I guess I need to take a different approach now. What are the possibilities of what could have happened? What are the possibilities/probabilites that a rogue or different DV codec has taken over? (Any known culprits that might do this?) Alternatively, is there any sort of configuration options on the DV codec that could have gotten massaged? I think hardware problems are probably pretty low on the probability list since mpg's, wmv's, etc. still play.

Any good "Sherlock"s out there want to take a stab at this?

Thanks again.

2G
B_JM wrote on 5/17/2005, 8:00 AM
first thing to do is to open task manager while a avi dv file is playing and see what is using cpu resources .... should only be one thing , and for a dv file should not be all that high either ..


does gspot show quartz.dll as the dll playing back the dv file or some other codec ?

if you see explorer grabbing huge amounts of cpu while avi is playing , shut explorer down via task manager ..

see if you have a virus program running , and turn it off temp.

I would also re-reg quartz.dll (which is what plays Dv files in media player)

Install the free panasonic Dv codec and play the dv file using both media player and "media player classic" (download free) - does it play ok then ?

If so - uncheck (as a test) 'Ignore 3rd party codecs" in vegas and see if it plays different ... if ok ... recheck it and try ..

those things above are a start .. anyway ... there are further steps ..

2G wrote on 5/17/2005, 9:17 PM
I really appreciate the suggestions. According to GSpot, in the codec box it has "4CC dvsd" and the name "DVC/DV Video" The "Stat" field says "2 compatible codecs installed" When I click on "Stat", the popup lists two codecs: DV Video Decoder and AVI Draw. It then says that "DirectShow is apparently able to play the file as well".

So no quartz.dll shows up anywhere obvious. Is quartz a good thing or a bad thing? Should the absence of quartz being sending up flares?

You said to re-reg quartz. Sounds like a good thing to do. But how do you do it?

Also, where do I get the panasonic player you mentioned?

Thanks again.

2G
2G wrote on 5/17/2005, 10:29 PM
Performance data... the machine with the failure is a 3GHz. The other machine is a 2GHz. Interestingly that on the 3GHz the CPU goes to about 65% for the duration playing the clip (most of CPU is used by Vegas 6). Then it drops back to 2% when the clip ends. But on the slower 2Ghz machine, it only takes ~45% CPU to play the same clip. It's not pegging the meter on either. But curious that the faster machine is taking 20% more CPU. Also, GSpot gives the same codec info on the good machine. No quartz mentioned on either machine.

2G
2G wrote on 6/7/2005, 9:42 AM
Just a followup to this thread from a few weeks back. I want to document the resolution in case anybody is searching the archives later with a similar problem.

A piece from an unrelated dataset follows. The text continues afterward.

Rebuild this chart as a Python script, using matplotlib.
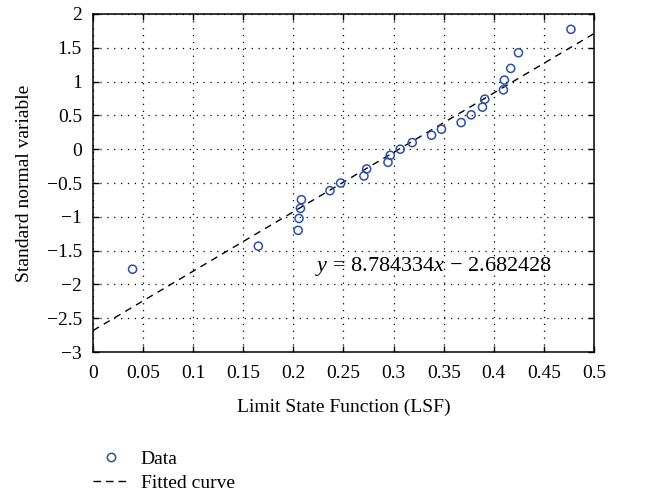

For quite a while I was convinced that the problem was in the way the video file was being decoded since it only failed on one machine. I was heading down the wrong path. I noticed some CPU utilization increase on the bad drive that I mentioned in my earlier post. Over the weekend, I downloaded a disk speed tester and it reported the CPU utilization on the bad drive was 95% where it was ~5% on the other drive. Apparently, the video data was still reading off the hard drive fast enough to keep up with real time. However, the CPU at 95% didn't leave enough horsepower to process the data in Vegas or the other players without garbling. Makes sense now that when I was reading the data over the gigabyte network to my other box, the data was coming in fine, AND I had a fresh CPU that wasn't bogged down at 95% on the other box to process the data and display it. So it displayed fine.

After replacing IDE cables, swapping master/slave switches, and other stuff to figure out why it was pegging the CPU to read, I ended up moving all the data to another drive, blowing away the logical drive partition, and recreating it. Problem went away.

I'm assuming it was a corrupted NTFS primary volume directory that was bad enough to make the CPU churn, but not bad enough to cause a 'failure'. Only concern now is that I don't know what caused it. But at least if it happens again, I won't spend a month debugging.